:: SUPPLIED DATA ::

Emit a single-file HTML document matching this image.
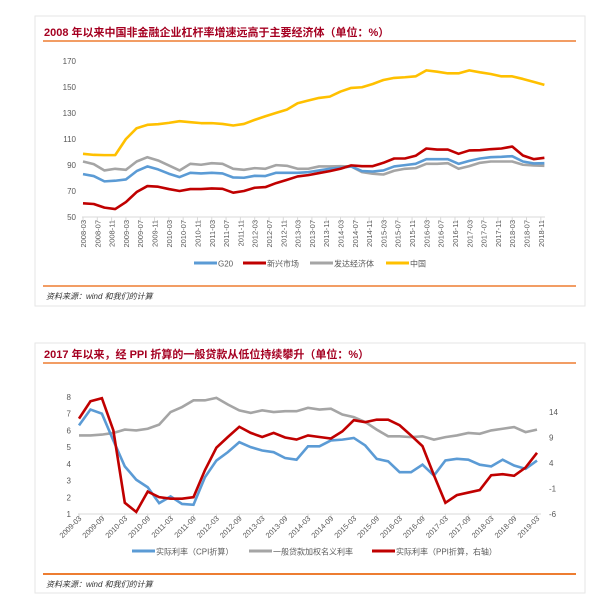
<!DOCTYPE html>
<html><head><meta charset="utf-8">
<style>
body{margin:0;background:#fff;width:609px;height:613px;overflow:hidden;font-family:"Liberation Sans","Noto Sans CJK SC",sans-serif;}
svg{position:absolute;left:0;top:0}
</style></head>
<body>
<svg id="s" width="609" height="613">
<rect x="35" y="16" width="550" height="290" fill="none" stroke="#e6e6e6"/>
<rect x="35" y="343" width="550" height="250" fill="none" stroke="#e6e6e6"/>
<text x="44" y="36" font-size="11" font-weight="bold" fill="#a50021">2008 年以来中国非金融企业杠杆率增速远高于主要经济体（单位：%）</text>
<line x1="43" y1="41" x2="576" y2="41" stroke="#ed7d31" stroke-width="1.5"/>
<line x1="43" y1="286" x2="576" y2="286" stroke="#ed7d31" stroke-width="1.5"/>
<text x="46" y="299" font-size="8" font-style="italic" fill="#333">资料来源：wind 和我们的计算</text>
<text x="44" y="358" font-size="11" font-weight="bold" fill="#a50021">2017 年以来，经 PPI 折算的一般贷款从低位持续攀升（单位：%）</text>
<line x1="43" y1="363" x2="576" y2="363" stroke="#ed7d31" stroke-width="1.5"/>
<line x1="43" y1="574" x2="576" y2="574" stroke="#ed7d31" stroke-width="2"/>
<text x="46" y="587" font-size="8" font-style="italic" fill="#333">资料来源：wind 和我们的计算</text>
<g id="c1"></g><g id="c2"></g>
</svg>
<script>
// ---- Chart 1 data (quarterly 2008Q1 - 2018Q4)
const topXLabels = ["2008-03","2008-07","2008-11","2009-03","2009-07","2009-11","2010-03","2010-07","2010-11","2011-03","2011-07","2011-11","2012-03","2012-07","2012-11","2013-03","2013-07","2013-11","2014-03","2014-07","2014-11","2015-03","2015-07","2015-11","2016-03","2016-07","2016-11","2017-03","2017-07","2017-11","2018-03","2018-07","2018-11"];
const topYTicks = [50,70,90,110,130,150,170];
const g20 = [83,81.5,77.4,77.9,78.9,85.3,88.9,86.6,83.3,80.7,84,83.5,84,83.5,80.4,80.2,81.7,81.5,84,84,84,84.5,85.8,87.1,87.9,88.9,85.3,85,85.8,88.9,89.9,90.9,94.5,94.5,94.5,90.9,93.2,95,96,96.3,96.8,92.7,91.2,91.4];
const emerging = [60.5,60,57.2,56.1,61.5,69.2,73.8,73.3,71.5,70,71.5,71.5,72,71.7,68.7,70,72.5,73,76.1,78.6,81.2,82.2,83.8,85.3,87.1,89.7,89.1,89.1,91.7,95,95,97.1,102.7,101.9,101.9,98.6,101.2,101.4,102.2,102.7,104.2,97.3,94.5,95.5];
const developed = [92.7,90.7,85.8,87.1,86.3,92.7,96,93.5,89.7,85.8,90.9,90.2,91.4,90.9,87.1,86.3,87.6,87.1,89.9,89.4,87.1,87.1,88.9,88.9,89.1,88.9,84.5,83.3,82.7,85.6,87.1,87.6,90.9,90.9,91.4,87.1,89.1,91.7,92.7,92.7,92.7,90.2,89.7,89.4];
const china = [98.6,97.8,97.6,97.6,110,118.3,120.9,121.4,122.4,123.7,122.9,122.2,122.2,121.6,120.4,121.6,124.7,127.5,130.1,132.6,137.5,139.6,141.6,142.6,146.5,149.3,149.8,152.3,155.4,157,157.5,158.2,162.8,161.8,160.5,160.5,162.8,161.3,160,158.2,158.2,156.2,153.9,151.6];
const topSeriesNames = ["G20","新兴市场","发达经济体","中国"];

// ---- Chart 2 data (quarterly 2009Q1 - 2019Q1)
const botXLabels = ["2009-03","2009-09","2010-03","2010-09","2011-03","2011-09","2012-03","2012-09","2013-03","2013-09","2014-03","2014-09","2015-03","2015-09","2016-03","2016-09","2017-03","2017-09","2018-03","2018-09","2019-03"];
const botLeftTicks = [1,2,3,4,5,6,7,8];
const botRightTicks = [-6,-1,4,9,14];
const cpiReal = [6.3,7.25,7.0,5.4,3.85,3.05,2.6,1.65,2.05,1.6,1.55,3.2,4.2,4.7,5.3,5.0,4.8,4.7,4.35,4.25,5.05,5.05,5.4,5.45,5.55,5.1,4.3,4.15,3.5,3.5,3.95,3.3,4.2,4.3,4.25,3.95,3.85,4.25,3.9,3.7,4.2];
const nominalRate = [5.7,5.7,5.75,5.85,6.05,6.0,6.1,6.35,7.1,7.4,7.8,7.8,7.95,7.55,7.2,7.05,7.2,7.1,7.15,7.15,7.35,7.25,7.3,6.95,6.8,6.5,6.05,5.65,5.65,5.6,5.65,5.45,5.6,5.7,5.85,5.8,6.0,6.1,6.2,5.9,6.05];
const ppiReal = [12.7,16.1,16.7,10.4,-3.8,-5.6,-1.6,-2.7,-3.0,-3.0,-2.7,2.6,7.0,9.1,11.1,9.9,9.1,9.9,9.0,8.6,9.4,9.1,8.8,10.2,12.4,12.0,12.5,12.5,11.4,9.4,7.3,1.6,-3.8,-2.3,-1.8,-1.3,1.6,1.8,1.5,3.1,6.0];
const botSeriesNames = ["实际利率（CPI折算）","一般贷款加权名义利率","实际利率（PPI折算，右轴）"];

const NS="http://www.w3.org/2000/svg";
function mk(tag,attrs,parent,text){const e=document.createElementNS(NS,tag);for(const k in attrs)e.setAttribute(k,attrs[k]);if(text!==undefined)e.textContent=text;parent.appendChild(e);return e;}

// ---- Chart 1 axes
const c1=document.getElementById('c1');
const x1=i=>83+i*10.73;
const y1=v=>217-(v-50)*(156/120);
topYTicks.forEach(v=>{
  const t=mk('text',{x:76,y:y1(v)+3,'font-size':8,fill:'#595959','text-anchor':'end'},c1,String(v));
  
  
});
const ax1=mk('line',{x1:82,y1:217,x2:545,y2:217,stroke:'#d9d9d9'},c1);


topXLabels.forEach((l,k)=>{
  const x=x1(k*4/3);
  mk('line',{x1:x,y1:217,x2:x,y2:221,stroke:'#d9d9d9'},c1);
  const t=mk('text',{x:0,y:0,'font-size':7.5,fill:'#595959','text-anchor':'end',transform:`translate(${x+3},220) rotate(-90)`},c1,l);
  
  
});
const topSeries=[[developed,'#a5a5a5'],[g20,'#5b9bd5'],[emerging,'#c00000'],[china,'#ffc000']];
const topNames=['series-developed','series-g20','series-emerging','series-china'];
topSeries.forEach(([d,c],si)=>{
  const p=mk('polyline',{points:d.map((v,i)=>x1(i)+','+y1(v)).join(' '),fill:'none',stroke:c,'stroke-width':2.6,'stroke-linejoin':'round'},c1);
  
  
});
const leg1=[[194,'#5b9bd5'],[243,'#c00000'],[310,'#a5a5a5'],[386,'#ffc000']];
leg1.forEach(([x,c],i)=>{
  const g=mk('g',{},c1);
  
  
  mk('line',{x1:x,y1:263,x2:x+23,y2:263,stroke:c,'stroke-width':3},g);
  mk('text',{x:x+24,y:266.5,'font-size':8,fill:'#595959'},g,topSeriesNames[i]);
});

// ---- Chart 2 axes
const c2=document.getElementById('c2');
const x2=i=>79+i*11.45;
const yl=v=>514-(v-1)*(117/7);
const yr=v=>514-(v+6)*(102/20);
botLeftTicks.forEach(v=>{
  const t=mk('text',{x:71,y:yl(v)+3,'font-size':8,fill:'#595959','text-anchor':'end'},c2,String(v));
  
  
});
botRightTicks.forEach(v=>{
  const t=mk('text',{x:549,y:yr(v)+3,'font-size':8,fill:'#595959'},c2,String(v));
  
  
});
const ax2=mk('line',{x1:78,y1:514,x2:541,y2:514,stroke:'#d9d9d9'},c2);


botXLabels.forEach((l,k)=>{
  const x=x2(k*2);
  mk('line',{x1:x,y1:514,x2:x,y2:518,stroke:'#d9d9d9'},c2);
  const t=mk('text',{x:0,y:0,'font-size':7.5,fill:'#595959','text-anchor':'end',transform:`translate(${x+3},519) rotate(-45)`},c2,l);
  
  
});
const pN=mk('polyline',{points:nominalRate.map((v,i)=>x2(i)+','+yl(v)).join(' '),fill:'none',stroke:'#a5a5a5','stroke-width':2.6},c2);


const pC=mk('polyline',{points:cpiReal.map((v,i)=>x2(i)+','+yl(v)).join(' '),fill:'none',stroke:'#5b9bd5','stroke-width':2.6},c2);


const pP=mk('polyline',{points:ppiReal.map((v,i)=>x2(i)+','+yr(v)).join(' '),fill:'none',stroke:'#c00000','stroke-width':2.6},c2);


const leg2=[[132,'#5b9bd5'],[249,'#a5a5a5'],[372,'#c00000']];
leg2.forEach(([x,c],i)=>{
  const g=mk('g',{},c2);
  
  
  mk('line',{x1:x,y1:551,x2:x+23,y2:551,stroke:c,'stroke-width':3},g);
  mk('text',{x:x+24,y:554.5,'font-size':8,fill:'#595959'},g,botSeriesNames[i]);
});
</script>
</body></html>
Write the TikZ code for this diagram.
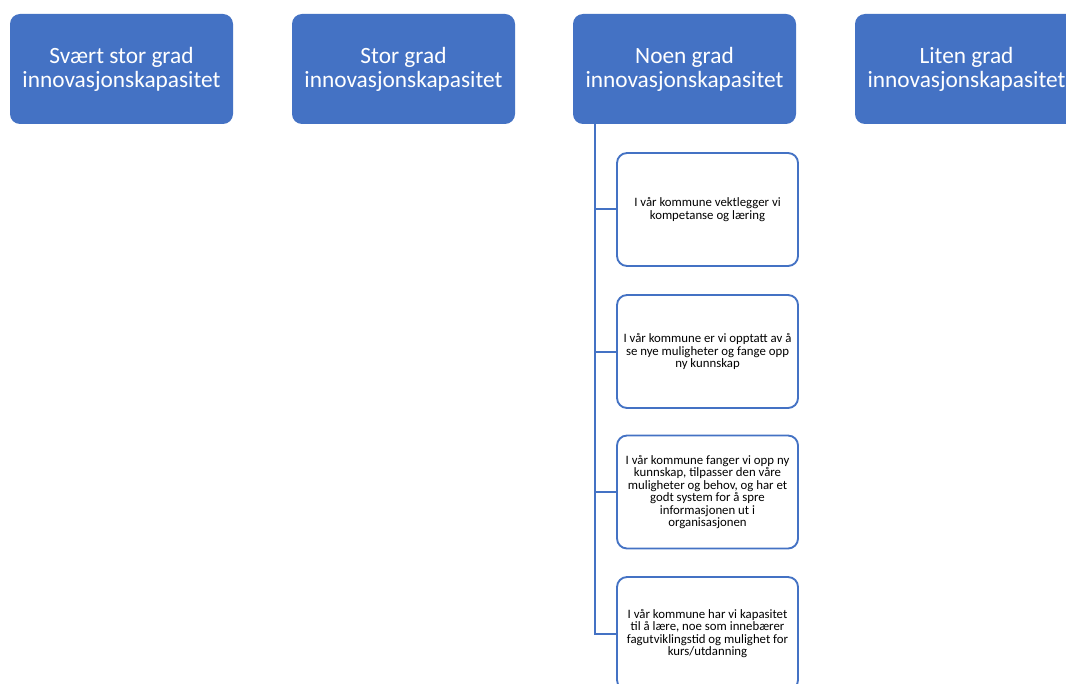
\documentclass[tikz,border=0pt]{standalone}
\usepackage{fontspec}
\setmainfont{Carlito}
\usetikzlibrary{positioning,calc}
\definecolor{ofblue}{HTML}{4472C4}
\tikzset{
  gradbox/.style={rectangle,rounded corners=7.5pt,fill=ofblue,draw=none,
    minimum width=167.25pt,minimum height=82.5pt,text=white,
    font=\fontsize{17.5}{18}\selectfont,align=center,inner sep=2pt},
  utsagn/.style={rectangle,rounded corners=7.5pt,fill=white,draw=ofblue,
    line width=1.4pt,minimum width=135.75pt,minimum height=84.75pt,
    font=\fontsize{9.6}{9.3}\selectfont,align=center,inner sep=2pt},
  gren/.style={draw=ofblue,line width=1.5pt},
}
\begin{document}
\begin{tikzpicture}[x=0.75pt,y=-0.75pt]
  \useasboundingbox (0,0) rectangle (1066,684);
  \clip (0,0) rectangle (1066,684);
  \fill[white] (0,0) rectangle (1066,684);
  % overskrifter
  \node[gradbox] (svaert) at (121.5,69) {Svært stor grad\\innovasjonskapasitet};
  \node[gradbox] (stor) at (403.5,69) {Stor grad\\innovasjonskapasitet};
  \node[gradbox] (noen) at (684.5,69) {Noen grad\\innovasjonskapasitet};
  \node[gradbox] (liten) at (966.5,69) {Liten grad\\innovasjonskapasitet};
  % utsagn under "Noen grad"
  \node[utsagn] (u1) at (707.5,209.5)
    {I vår kommune vektlegger vi\\kompetanse og læring};
  \node[utsagn] (u2) at (707.5,351.5)
    {I vår kommune er vi opptatt av å\\se nye muligheter og fange opp\\ny kunnskap};
  \node[utsagn] (u3) at (707.5,492)
    {I vår kommune fanger vi opp ny\\kunnskap, tilpasser den våre\\muligheter og behov, og har et\\godt system for å spre\\informasjonen ut i\\organisasjonen};
  \node[utsagn] (u4) at (707.5,633.5)
    {I vår kommune har vi kapasitet\\til å lære, noe som innebærer\\fagutviklingstid og mulighet for\\kurs/utdanning};
  \coordinate (stamme) at ($(noen.south west)+(22,0)$);
  \draw[gren] (stamme) |- (u1.west);
  \draw[gren] (stamme) |- (u2.west);
  \draw[gren] (stamme) |- (u3.west);
  \draw[gren] (stamme) |- (u4.west);
\end{tikzpicture}
\end{document}
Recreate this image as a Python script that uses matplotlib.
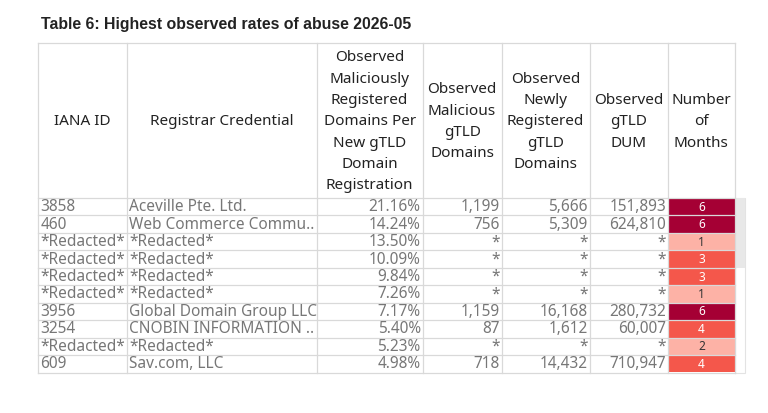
import matplotlib
matplotlib.use("Agg")
import matplotlib.pyplot as plt
from matplotlib.patches import Rectangle

title = "Table 6: Highest observed rates of abuse 2026-05"
headers = ["IANA ID", "Registrar Credential",
           "Observed\nMaliciously\nRegistered\nDomains Per\nNew gTLD\nDomain\nRegistration",
           "Observed\nMalicious\ngTLD\nDomains",
           "Observed\nNewly\nRegistered\ngTLD\nDomains",
           "Observed\ngTLD\nDUM",
           "Number\nof\nMonths"]
iana_id = ["3858", "460", "*Redacted*", "*Redacted*", "*Redacted*", "*Redacted*",
           "3956", "3254", "*Redacted*", "609"]
registrar = ["Aceville Pte. Ltd.", "Web Commerce Commu..", "*Redacted*", "*Redacted*",
             "*Redacted*", "*Redacted*", "Global Domain Group LLC", "CNOBIN INFORMATION ..",
             "*Redacted*", "Sav.com, LLC"]
rate = ["21.16%", "14.24%", "13.50%", "10.09%", "9.84%", "7.26%", "7.17%", "5.40%", "5.23%", "4.98%"]
malicious = ["1,199", "756", "*", "*", "*", "*", "1,159", "87", "*", "718"]
newly_reg = ["5,666", "5,309", "*", "*", "*", "*", "16,168", "1,612", "*", "14,432"]
dum = ["151,893", "624,810", "*", "*", "*", "*", "280,732", "60,007", "*", "710,947"]
months = [6, 6, 1, 3, 3, 1, 6, 4, 2, 4]

FONT = "Noto Sans"
W, H = 768, 413
fig = plt.figure(figsize=(W / 100, H / 100), dpi=100)
ax = fig.add_axes([0, 0, 1, 1])
ax.set_xlim(0, W)
ax.set_ylim(H, 0)
ax.axis("off")

cols = [38, 126.5, 316.5, 422.7, 501.5, 589.5, 668.3, 734.5]
top, hdr_bot, row_h = 42.7, 198.0, 17.45
n = len(iana_id)
bottom = hdr_bot + n * row_h
grid = "#d9d9d9"

# scrollbar-ish area
ax.add_patch(Rectangle((734.5, hdr_bot), 10.5, bottom - hdr_bot, facecolor="white",
                       edgecolor="#e3e3e3", lw=0.8, zorder=1))
ax.add_patch(Rectangle((734.5, hdr_bot), 10.5, 70, facecolor="#e8e8e8",
                       edgecolor="none", zorder=1.5))

def heat_color(v):
    if v >= 5:
        return "#a50034"
    if v >= 3:
        return "#f4574b"
    return "#fdb2a6"

for i, m in enumerate(months):
    y0 = hdr_bot + i * row_h
    ax.add_patch(Rectangle((cols[6], y0), cols[7] - cols[6], row_h,
                           facecolor=heat_color(m), edgecolor="none", zorder=2))
    ax.text((cols[6] + cols[7]) / 2, y0 + row_h / 2 + 0.5, str(m), ha="center", va="center",
            fontsize=8.5, family=FONT, fontweight="bold",
            color="white" if m >= 3 else "#333333", zorder=4)

# grid lines
for x in cols:
    ax.plot([x, x], [top, bottom], color=grid, lw=0.9, zorder=3)
ax.plot([cols[0], cols[-1]], [top, top], color=grid, lw=0.9, zorder=3)
for i in range(n + 1):
    y = hdr_bot + i * row_h
    ax.plot([cols[0], cols[-1]], [y, y], color=grid, lw=0.9, zorder=3)

# title
ax.text(41, 24, title, ha="left", va="center", fontsize=11.4, fontweight="bold",
        family="Liberation Sans", color="#222222")

# headers
for j, h in enumerate(headers):
    ax.text((cols[j] + cols[j + 1]) / 2, (top + hdr_bot) / 2 + 1.5, h, ha="center", va="center",
            fontsize=11, family=FONT, color="#222222", linespacing=1.58, multialignment="center")

body_color = "#777777"
columns = [iana_id, registrar, rate, malicious, newly_reg, dum]
for i in range(n):
    yc = hdr_bot + i * row_h + row_h / 2 + 0.5
    for j, col in enumerate(columns):
        if j < 2:
            ax.text(cols[j] + 2.5, yc, col[i], ha="left", va="center", fontsize=11.1,
                    family=FONT, color=body_color)
        else:
            ax.text(cols[j + 1] - 2, yc, col[i], ha="right", va="center", fontsize=11.1,
                    family=FONT, color=body_color)

fig.savefig("out.png", dpi=100, facecolor="white")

:: WHAT YOU NEED TO DO ::
Transcribe the lines between the one holding "Recreate this image" and the one holding "from matplotlib.patches import Rectangle", inclusive, and leave out any pictures.

:: SOLVED EXERCISE ::
Recreate this image as a Python script that uses matplotlib.
import matplotlib
matplotlib.use("Agg")
import matplotlib.pyplot as plt
from matplotlib.patches import Rectangle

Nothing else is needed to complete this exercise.